IBA worried about HOT takeover

Cable television company to produce local newscasts.

IBA 311 (photo credit: Ariel Jerozolimski)
IBA 311
(photo credit: Ariel Jerozolimski)
Journalists at the Israel Broadcasting Authority are concerned about recent reports in the financial daily Globes to the effect that various media bodies are encroaching on their territory and are attempting to take over the news broadcasts on Channel 1 and Israel Radio.
According to Globes, the IBA management has been approached by the HOT cable television company to produce the six local IBA newscasts that are currently broadcast via cable and satellite on the community channel (98).

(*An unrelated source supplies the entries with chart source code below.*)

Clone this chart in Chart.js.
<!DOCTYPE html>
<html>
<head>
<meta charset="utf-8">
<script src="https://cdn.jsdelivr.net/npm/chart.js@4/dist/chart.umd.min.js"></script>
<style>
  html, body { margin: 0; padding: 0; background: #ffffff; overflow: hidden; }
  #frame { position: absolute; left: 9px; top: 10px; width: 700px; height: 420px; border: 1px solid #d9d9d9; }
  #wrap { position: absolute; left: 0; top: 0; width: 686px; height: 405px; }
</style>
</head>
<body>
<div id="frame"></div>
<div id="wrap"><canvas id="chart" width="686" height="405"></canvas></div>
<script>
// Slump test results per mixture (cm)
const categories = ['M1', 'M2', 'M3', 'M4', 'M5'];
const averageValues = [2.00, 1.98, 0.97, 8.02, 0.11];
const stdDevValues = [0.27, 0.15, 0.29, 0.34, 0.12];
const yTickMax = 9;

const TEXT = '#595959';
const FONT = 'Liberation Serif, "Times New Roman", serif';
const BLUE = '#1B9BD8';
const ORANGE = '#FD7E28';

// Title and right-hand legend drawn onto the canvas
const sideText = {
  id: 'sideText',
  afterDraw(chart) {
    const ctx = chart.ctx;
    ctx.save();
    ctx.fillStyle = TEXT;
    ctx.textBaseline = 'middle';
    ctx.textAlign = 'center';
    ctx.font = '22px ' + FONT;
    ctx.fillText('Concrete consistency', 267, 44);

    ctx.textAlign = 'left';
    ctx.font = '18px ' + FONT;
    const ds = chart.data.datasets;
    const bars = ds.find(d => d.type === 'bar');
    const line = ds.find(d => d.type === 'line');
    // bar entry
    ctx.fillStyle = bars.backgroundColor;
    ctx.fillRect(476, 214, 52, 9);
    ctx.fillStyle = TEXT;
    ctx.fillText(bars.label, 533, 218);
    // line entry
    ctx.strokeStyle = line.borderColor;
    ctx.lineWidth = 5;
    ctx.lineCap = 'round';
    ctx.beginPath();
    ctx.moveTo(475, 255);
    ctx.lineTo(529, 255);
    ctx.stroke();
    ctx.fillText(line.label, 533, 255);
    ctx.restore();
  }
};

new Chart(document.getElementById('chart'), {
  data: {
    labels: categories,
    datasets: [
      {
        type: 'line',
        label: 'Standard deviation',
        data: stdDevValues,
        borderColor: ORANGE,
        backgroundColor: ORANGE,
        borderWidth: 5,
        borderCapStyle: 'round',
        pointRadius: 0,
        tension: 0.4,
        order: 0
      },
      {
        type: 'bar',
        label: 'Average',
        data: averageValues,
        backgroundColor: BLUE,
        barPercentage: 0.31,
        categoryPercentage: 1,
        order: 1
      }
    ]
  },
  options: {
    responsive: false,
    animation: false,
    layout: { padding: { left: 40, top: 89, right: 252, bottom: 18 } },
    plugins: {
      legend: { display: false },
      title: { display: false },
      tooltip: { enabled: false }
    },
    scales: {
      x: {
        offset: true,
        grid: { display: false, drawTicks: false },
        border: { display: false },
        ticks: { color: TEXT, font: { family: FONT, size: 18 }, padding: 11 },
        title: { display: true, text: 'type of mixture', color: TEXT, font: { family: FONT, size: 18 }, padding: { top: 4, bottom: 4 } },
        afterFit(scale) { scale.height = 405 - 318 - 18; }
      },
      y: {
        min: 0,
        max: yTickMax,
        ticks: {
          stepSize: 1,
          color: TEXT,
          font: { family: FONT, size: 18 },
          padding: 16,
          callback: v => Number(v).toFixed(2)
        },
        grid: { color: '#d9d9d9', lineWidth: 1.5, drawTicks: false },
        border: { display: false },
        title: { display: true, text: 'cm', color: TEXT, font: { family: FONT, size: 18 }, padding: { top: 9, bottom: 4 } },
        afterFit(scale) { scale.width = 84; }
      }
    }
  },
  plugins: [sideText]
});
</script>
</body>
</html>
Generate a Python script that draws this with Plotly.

Various regional radio networks and private production companies have also expressed interest in producing them.
This is not the first time that HOT has made an overture of this kind to the IBA. The journalists’ union at the IBA has sent an urgent letter to the authority’s director-general, Motti Sklar, urging him not to take any action on the matter before a final agreement is signed over IBA reforms.

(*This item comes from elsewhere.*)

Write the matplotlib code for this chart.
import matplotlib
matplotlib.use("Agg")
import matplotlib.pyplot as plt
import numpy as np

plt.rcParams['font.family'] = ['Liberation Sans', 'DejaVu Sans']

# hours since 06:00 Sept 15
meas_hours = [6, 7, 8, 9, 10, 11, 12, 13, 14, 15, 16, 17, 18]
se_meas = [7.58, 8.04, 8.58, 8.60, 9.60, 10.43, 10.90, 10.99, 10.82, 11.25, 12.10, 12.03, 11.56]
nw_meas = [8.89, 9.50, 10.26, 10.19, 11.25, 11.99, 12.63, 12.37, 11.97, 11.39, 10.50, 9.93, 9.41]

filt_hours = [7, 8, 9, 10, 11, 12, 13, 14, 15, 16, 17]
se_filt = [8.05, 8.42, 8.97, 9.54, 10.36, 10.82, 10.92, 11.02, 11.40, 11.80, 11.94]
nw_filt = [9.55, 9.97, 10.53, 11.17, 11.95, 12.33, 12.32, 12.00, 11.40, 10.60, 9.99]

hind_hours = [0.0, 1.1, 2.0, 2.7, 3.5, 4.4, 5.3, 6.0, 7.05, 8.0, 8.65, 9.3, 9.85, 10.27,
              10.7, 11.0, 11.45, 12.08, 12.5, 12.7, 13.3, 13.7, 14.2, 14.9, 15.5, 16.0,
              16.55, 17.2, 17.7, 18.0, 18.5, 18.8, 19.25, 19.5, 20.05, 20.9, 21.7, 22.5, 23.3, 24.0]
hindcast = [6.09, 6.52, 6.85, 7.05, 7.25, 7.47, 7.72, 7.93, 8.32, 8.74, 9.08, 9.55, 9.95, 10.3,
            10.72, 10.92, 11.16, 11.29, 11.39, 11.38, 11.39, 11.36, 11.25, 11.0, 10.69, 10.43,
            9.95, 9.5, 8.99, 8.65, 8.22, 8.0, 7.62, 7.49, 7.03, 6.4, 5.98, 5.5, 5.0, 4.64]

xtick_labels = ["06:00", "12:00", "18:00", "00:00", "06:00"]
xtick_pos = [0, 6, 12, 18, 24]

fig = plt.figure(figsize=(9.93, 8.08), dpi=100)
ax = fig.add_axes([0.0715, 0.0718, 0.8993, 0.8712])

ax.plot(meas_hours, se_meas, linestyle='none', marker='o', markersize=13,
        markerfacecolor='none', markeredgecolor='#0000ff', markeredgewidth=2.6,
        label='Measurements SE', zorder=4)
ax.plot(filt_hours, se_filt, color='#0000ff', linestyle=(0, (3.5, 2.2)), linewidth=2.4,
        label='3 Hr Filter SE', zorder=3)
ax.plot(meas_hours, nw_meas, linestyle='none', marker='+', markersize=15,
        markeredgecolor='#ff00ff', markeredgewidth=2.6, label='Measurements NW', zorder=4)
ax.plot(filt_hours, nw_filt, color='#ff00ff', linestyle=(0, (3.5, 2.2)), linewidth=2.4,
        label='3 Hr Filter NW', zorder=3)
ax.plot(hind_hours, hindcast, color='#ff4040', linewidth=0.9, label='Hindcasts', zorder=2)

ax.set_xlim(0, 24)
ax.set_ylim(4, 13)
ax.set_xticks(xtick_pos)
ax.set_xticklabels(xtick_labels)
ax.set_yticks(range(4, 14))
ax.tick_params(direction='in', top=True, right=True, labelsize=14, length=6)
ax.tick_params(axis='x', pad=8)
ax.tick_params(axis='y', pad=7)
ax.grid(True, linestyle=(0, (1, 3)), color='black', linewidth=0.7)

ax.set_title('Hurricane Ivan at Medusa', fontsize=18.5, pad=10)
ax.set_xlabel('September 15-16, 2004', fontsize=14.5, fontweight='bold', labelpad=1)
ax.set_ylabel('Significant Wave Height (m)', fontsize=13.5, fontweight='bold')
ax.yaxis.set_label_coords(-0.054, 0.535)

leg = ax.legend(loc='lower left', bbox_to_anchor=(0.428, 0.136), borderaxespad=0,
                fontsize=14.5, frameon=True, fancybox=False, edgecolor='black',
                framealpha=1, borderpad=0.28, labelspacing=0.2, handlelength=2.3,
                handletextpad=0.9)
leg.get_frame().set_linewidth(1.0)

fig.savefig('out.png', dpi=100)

The production crews, in addition to the journalists, feel threatened by the developments. If HOT or any other external enterprise takes over the production of the local news, that company or individual will use their own production teams and not those of the IBA. The number of IBA employees who could lose their jobs under such circumstances has most likely not been included in the estimated number of lay-offs calculated for purposes of the reform.
IBA management is torn between cost efficiency and further erosion in its relations with staff.
The annual cost of producing the six local news programs is NIS 25 million, a sum which weighs heavily on the IBA budget, that for years, has been in increasingly gaping deficit.
It is anticipated that the signing of the final document paving the way for the long overdue IBA reforms will take place some time in August, but before that happens, the journalists want Sklar’s assurance that he will not sign any agreements with outside production companies.
If he chooses to ignore the request, he may find himself back to square one as all agreements leading to the signing of the final document could be cancelled, and the talks between management, the Treasury, the Histadrut, the Jerusalem Journalists Association and elected representatives of the various branches of the IBA staff, could prove worthless.
Then again, the appointment of a new IBA plenum and board of management, coupled with the enthusiasm of recently appointed chairman Amir Gilat, who comes prepared to take on new challenges, may herald a fresh wind of change.